+ * We call concurrency, the number of variables that can be enabled at any time for each constraint.
+ * From a model perspective, this "concurrency" often represents the number of actions that actually compete for one constraint.
+ * The LMM solver is able to limit the concurrency for each constraint, and to monitor its maximum value.
+ *
+ * One may want to limit the concurrency of constraints for essentially three reasons:
+ * - Keep LMM system in a size that can be solved (it does not react very well with tens of thousands of variables per constraint)
+ * - Stay within parameters where the fluid model is accurate enough.
+ * - Model serialization effects
+ *
+ * The concurrency limit can also be set to a negative value to disable concurrency limit.

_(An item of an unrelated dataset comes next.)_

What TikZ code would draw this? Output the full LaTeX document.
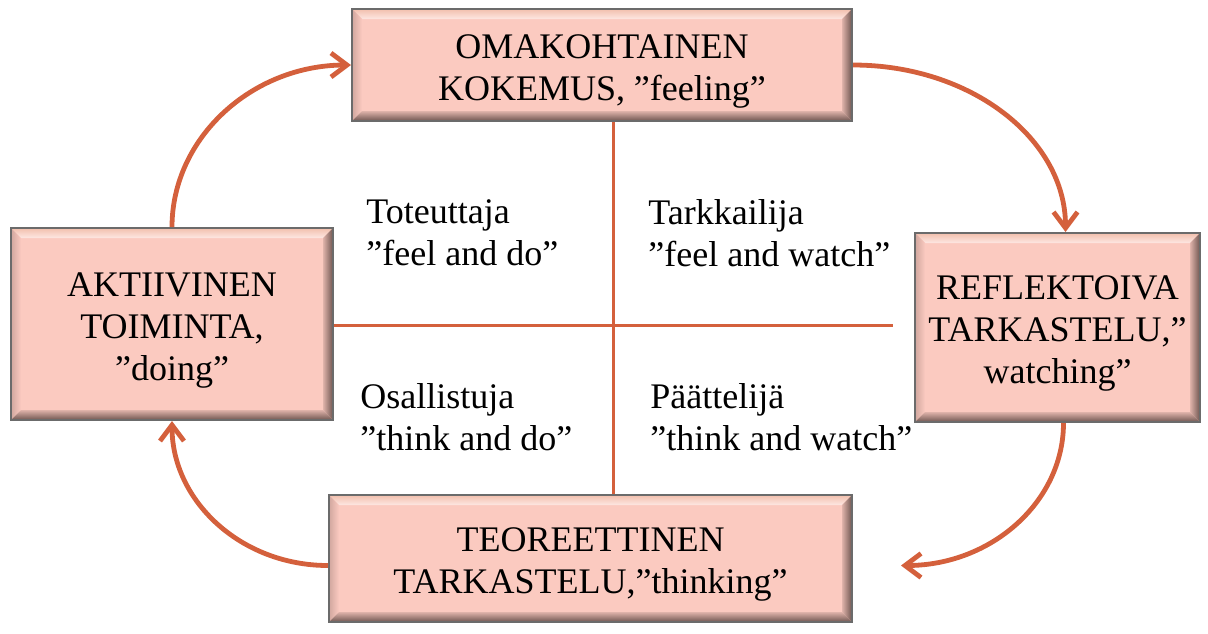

This can improve performance slightly.
+ *
+ * Overall, each constraint contains three fields related to concurrency:
+ * - concurrency_limit which is the limit enforced by the solver
+ * - concurrency_current which is the current concurrency
+ * - concurrency_maximum which is the observed maximum concurrency
+ *
+ * Variables also have one field related to concurrency: concurrency_share.
+ * In effect, in some cases, one variable is involved multiple times (i.e. two elements) in a constraint.
+ * For example, cross-traffic is modeled using 2 elements per constraint.
+ * concurrency_share formally corresponds to the maximum number of elements that associate the variable and any given constraint.